# Given request
In the listing below, find every line containing "that" and copy it out.

# Data for processing
|---|
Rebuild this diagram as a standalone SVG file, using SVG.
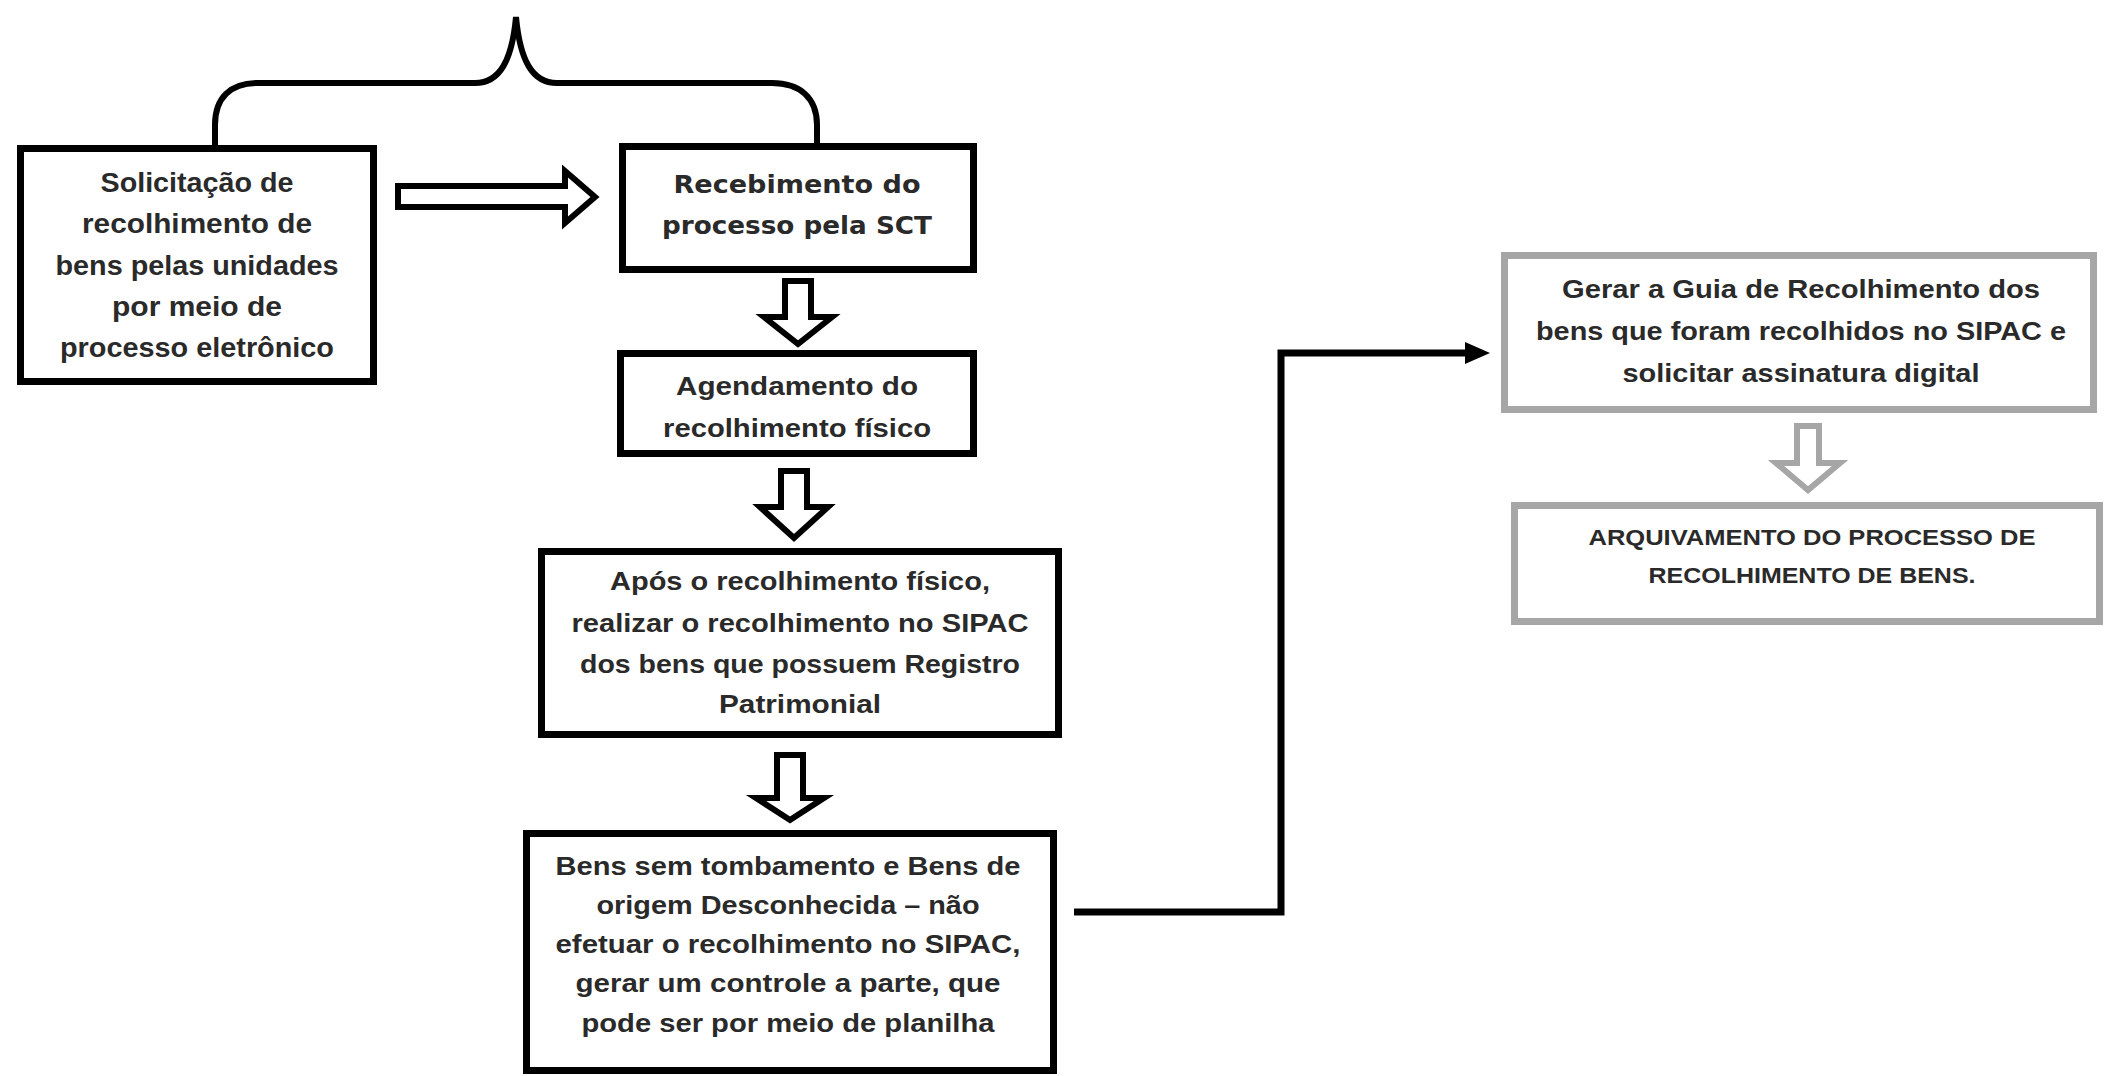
<svg xmlns="http://www.w3.org/2000/svg" width="2105" height="1076" viewBox="0 0 2105 1076">
<style>
.box{fill:#fff;stroke:#000;stroke-width:7}
.gbox{fill:#fff;stroke:#a6a6a6;stroke-width:7}
.t{font-family:"Liberation Sans",Arial,sans-serif;font-weight:bold;font-size:25px;fill:#2a2a2a;text-anchor:middle}
.t1{font-size:27px}
.tv{font-family:"DejaVu Sans",Verdana,sans-serif;font-size:25px}
.t7{font-size:22px}
.harrow{fill:#fff;stroke:#000;stroke-width:6;stroke-linejoin:miter}
.garrow{fill:#fff;stroke:#a6a6a6;stroke-width:6}
.line{fill:none;stroke:#000;stroke-width:7;stroke-linejoin:miter}
.brace{fill:none;stroke:#000;stroke-width:6}
</style>
<rect width="2105" height="1076" fill="#fff"/>
<g id="connectors">
<path class="brace" d="M215 145 L215 125 C215 98 230 83 258 83 L475 83 C500 83 512 60 516 17 C520 60 532 83 557 83 L772 83 C800 83 817 98 817 125 L817 144"/>
<polygon class="harrow" points="398,186 565,186 565,171 595,197 565,223 565,207 398,207"/>
<polygon class="harrow" points="785,281 811,281 811,317 832,317 798,344 764,317 785,317"/>
<polygon class="harrow" points="781,471 807,471 807,507 828,507 794,538 760,507 781,507"/>
<polygon class="harrow" points="777,755 803,755 803,798 824,798 790,820 756,798 777,798"/>
<polyline class="line" points="1074,912 1281,912 1281,353 1468,353"/>
<polygon points="1490,353 1465,342 1465,364" fill="#000"/>
<polygon class="garrow" points="1797,426 1819,426 1819,463 1840,463 1808,490 1776,463 1797,463"/>
</g>
<g id="node1">
<rect class="box" x="20.5" y="148.5" width="353" height="233"/>
<text class="t t1" x="197" y="192" textLength="193" lengthAdjust="spacingAndGlyphs">Solicitação de</text>
<text class="t t1" x="197" y="233" textLength="230" lengthAdjust="spacingAndGlyphs">recolhimento de</text>
<text class="t t1" x="197" y="275" textLength="283" lengthAdjust="spacingAndGlyphs">bens pelas unidades</text>
<text class="t t1" x="197" y="316" textLength="170" lengthAdjust="spacingAndGlyphs">por meio de</text>
<text class="t t1" x="197" y="357" textLength="274" lengthAdjust="spacingAndGlyphs">processo eletrônico</text>
</g>
<g id="node2">
<rect class="box" x="622.5" y="146.5" width="351" height="123"/>
<text class="t tv" x="797" y="193" textLength="247" lengthAdjust="spacingAndGlyphs">Recebimento do</text>
<text class="t tv" x="797" y="234" textLength="270" lengthAdjust="spacingAndGlyphs">processo pela SCT</text>
</g>
<g id="node3">
<rect class="box" x="620.5" y="353.5" width="353" height="100"/>
<text class="t" x="797" y="395" textLength="242" lengthAdjust="spacingAndGlyphs">Agendamento do</text>
<text class="t" x="797" y="437" textLength="268" lengthAdjust="spacingAndGlyphs">recolhimento físico</text>
</g>
<g id="node4">
<rect class="box" x="541.5" y="551.5" width="517" height="183"/>
<text class="t" x="800" y="590" textLength="380" lengthAdjust="spacingAndGlyphs">Após o recolhimento físico,</text>
<text class="t" x="800" y="632" textLength="457" lengthAdjust="spacingAndGlyphs">realizar o recolhimento no SIPAC</text>
<text class="t" x="800" y="673" textLength="440" lengthAdjust="spacingAndGlyphs">dos bens que possuem Registro</text>
<text class="t" x="800" y="713" textLength="162" lengthAdjust="spacingAndGlyphs">Patrimonial</text>
</g>
<g id="node5">
<rect class="box" x="526.5" y="833.5" width="527" height="237"/>
<text class="t" x="788" y="875" textLength="465" lengthAdjust="spacingAndGlyphs">Bens sem tombamento e Bens de</text>
<text class="t" x="788" y="914" textLength="383" lengthAdjust="spacingAndGlyphs">origem Desconhecida – não</text>
<text class="t" x="788" y="953" textLength="465" lengthAdjust="spacingAndGlyphs">efetuar o recolhimento no SIPAC,</text>
<text class="t" x="788" y="992" textLength="425" lengthAdjust="spacingAndGlyphs">gerar um controle a parte, que</text>
<text class="t" x="788" y="1032" textLength="413" lengthAdjust="spacingAndGlyphs">pode ser por meio de planilha</text>
</g>
<g id="node6">
<rect class="gbox" x="1504.5" y="255.5" width="589" height="154"/>
<text class="t" x="1801" y="298" textLength="478" lengthAdjust="spacingAndGlyphs">Gerar a Guia de Recolhimento dos</text>
<text class="t" x="1801" y="340" textLength="530" lengthAdjust="spacingAndGlyphs">bens que foram recolhidos no SIPAC e</text>
<text class="t" x="1801" y="382" textLength="357" lengthAdjust="spacingAndGlyphs">solicitar assinatura digital</text>
</g>
<g id="node7">
<rect class="gbox" x="1514.5" y="505.5" width="585" height="116"/>
<text class="t t7" x="1812" y="545" textLength="447" lengthAdjust="spacingAndGlyphs">ARQUIVAMENTO DO PROCESSO DE</text>
<text class="t t7" x="1812" y="583" textLength="327" lengthAdjust="spacingAndGlyphs">RECOLHIMENTO DE BENS.</text>
</g>
</svg>
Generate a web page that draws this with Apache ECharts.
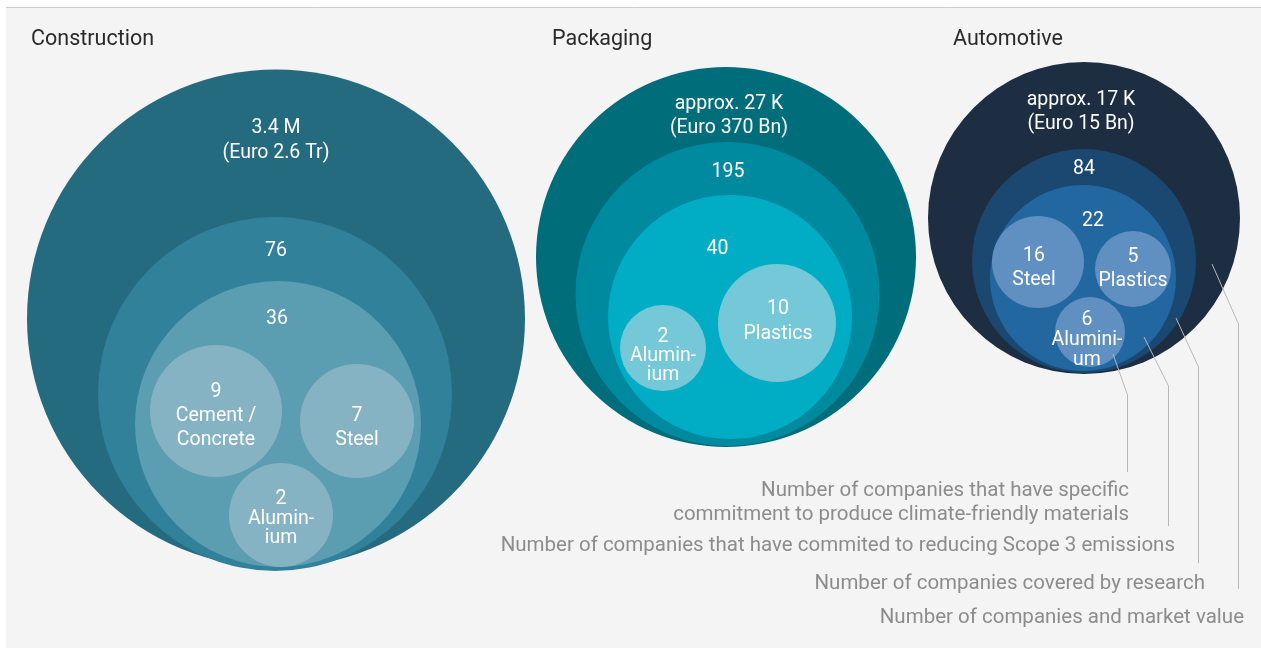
<!DOCTYPE html>
<html>
<head>
<meta charset="utf-8">
<script src="https://cdn.jsdelivr.net/npm/echarts@6/dist/echarts.min.js"></script>
<style>
html,body{margin:0;padding:0;background:#fff;}
#chart{width:1261px;height:648px;}
</style>
</head>
<body>
<div id="chart"></div>
<script>
// ---- data ----
const sectors = ['Construction', 'Packaging', 'Automotive'];
const levelNames = ['Number of companies and market value',
  'Number of companies covered by research',
  'Number of companies that have commited to reducing Scope 3 emissions',
  'Number of companies that have specific\ncommitment to produce climate-friendly materials'];

const constructionCounts = ['3.4 M', '76', '36', '9', '7', '2'];
const constructionNotes  = ['(Euro 2.6 Tr)', '', '', 'Cement /\nConcrete', 'Steel', 'Alumin-\nium'];

const packagingCounts = ['approx. 27 K', '195', '40', '10', '2'];
const packagingNotes  = ['(Euro 370 Bn)', '', '', 'Plastics', 'Alumin-\nium'];

const automotiveCounts = ['approx. 17 K', '84', '22', '16', '5', '6'];
const automotiveNotes  = ['(Euro 15 Bn)', '', '', 'Steel', 'Plastics', 'Alumini-\num'];

// ---- layout (circle centre x, centre y, radius, label x, label y, line height) ----
const constructionLayout = [
  [276, 318.5, 249, 276, 141, 25],
  [275, 394, 177, 276, 251, 24],
  [278, 424, 143, 277, 319, 24],
  [216, 411, 66, 216, 416, 24],
  [357, 421, 57, 357, 428, 24],
  [281, 515, 52, 281, 519, 19.5]
];
const packagingLayout = [
  [726, 257, 190, 729, 116, 24],
  [727.5, 294, 152, 728, 172, 24],
  [730, 317, 122, 717.5, 249, 24],
  [777, 323, 59, 778, 322, 25],
  [663, 348, 43, 663, 356, 19]
];
const automotiveLayout = [
  [1084, 218, 156, 1081, 112, 24],
  [1084, 261, 112, 1084, 169, 24],
  [1083, 278, 93, 1093, 221, 24],
  [1038, 262, 46, 1034, 268, 24],
  [1133, 269, 38, 1133, 269, 24],
  [1090, 332, 35, 1087, 340, 20]
];
const constructionColors = ['#256b80', '#32819a', '#5b9db1', '#85b3c3', '#85b3c3', '#85b3c3'];
const packagingColors    = ['#006e7a', '#008aa0', '#00adc5', '#74c8d8', '#74c8d8'];
const automotiveColors   = ['#1d2d42', '#1a4870', '#2367a0', '#6090c2', '#6090c2', '#6090c2'];

const FONT = 'Roboto, "Open Sans", sans-serif';

function buildData(counts, notes, layout, colors) {
  return counts.map((c, i) => ({
    value: layout[i],
    name: c,
    note: notes[i],
    color: colors[i]
  }));
}
const allData = [].concat(
  buildData(constructionCounts, constructionNotes, constructionLayout, constructionColors),
  buildData(packagingCounts, packagingNotes, packagingLayout, packagingColors),
  buildData(automotiveCounts, automotiveNotes, automotiveLayout, automotiveColors)
);

function renderItem(params, api) {
  const d = allData[params.dataIndex];
  const c = api.coord([api.value(0), api.value(1)]);
  const r = api.size([api.value(2), api.value(2)])[0];
  const l = api.coord([api.value(3), api.value(4)]);
  const txt = d.note ? d.name + '\n' + d.note : d.name;
  return {
    type: 'group',
    children: [
      { type: 'circle', shape: { cx: c[0], cy: c[1], r: r }, style: { fill: d.color } },
      { type: 'text', x: l[0], y: l[1],
        style: { text: txt, fill: '#ffffff', fontSize: 19.5, fontFamily: FONT,
                 align: 'center', verticalAlign: 'middle', lineHeight: api.value(5) } }
    ]
  };
}

// annotation texts (right aligned) and leader lines
const annotTexts = [
  { text: levelNames[3], right: 1129, y: 503, lh: 24 },
  { text: levelNames[2], right: 1175, y: 546, lh: 24 },
  { text: levelNames[1], right: 1205, y: 584, lh: 24 },
  { text: levelNames[0], right: 1244, y: 618, lh: 24 }
];
const leaderLines = [
  [[1113, 354], [1127.5, 395], [1127.5, 472]],
  [[1144, 337], [1168.5, 386], [1168.5, 526]],
  [[1176, 318], [1198.5, 367], [1198.5, 563]],
  [[1212, 264], [1238.5, 324], [1238.5, 589]]
];

const graphics = [
  { type: 'rect', z: -10, shape: { x: 6, y: 8, width: 1261, height: 648 }, style: { fill: '#f4f4f4' } },
  { type: 'line', z: -9, shape: { x1: 6, y1: 7.5, x2: 1261, y2: 7.5 }, style: { stroke: '#cccccc', lineWidth: 1 } }
];
annotTexts.forEach(a => graphics.push({
  type: 'text', x: a.right, y: a.y, z: 10,
  style: { text: a.text, fill: '#8c8c8c', fontSize: 20.5, fontFamily: FONT,
           align: 'right', verticalAlign: 'middle', lineHeight: a.lh }
}));
leaderLines.forEach(p => graphics.push({
  type: 'polyline', z: 10, shape: { points: p },
  style: { stroke: '#b8b8b8', lineWidth: 1, fill: null }
}));

const chart = echarts.init(document.getElementById('chart'), null, { renderer: 'canvas' });
chart.setOption({
  backgroundColor: '#ffffff',
  animation: false,
  title: [
    { text: sectors[0], left: 31, top: 29 },
    { text: sectors[1], left: 552, top: 29 },
    { text: sectors[2], left: 953, top: 29 }
  ].map(t => Object.assign(t, { padding: 0, textStyle: { fontSize: 21.5, fontWeight: 'normal', color: '#2a2a2a', fontFamily: FONT } })),
  grid: { left: 0, right: 0, top: 0, bottom: 0 },
  xAxis: { type: 'value', min: 0, max: 1261, show: false },
  yAxis: { type: 'value', min: 0, max: 648, inverse: true, show: false },
  graphic: graphics,
  series: [{
    type: 'custom',
    renderItem: renderItem,
    data: allData.map(d => d.value),
    silent: true
  }]
});
</script>
</body>
</html>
|---|
# Finished exercise
Generate a web page that draws this with Apache ECharts.
  'Number of companies that have commited to reducing Scope 3 emissions',
  'Number of companies that have specific\ncommitment to produce climate-friendly materials'];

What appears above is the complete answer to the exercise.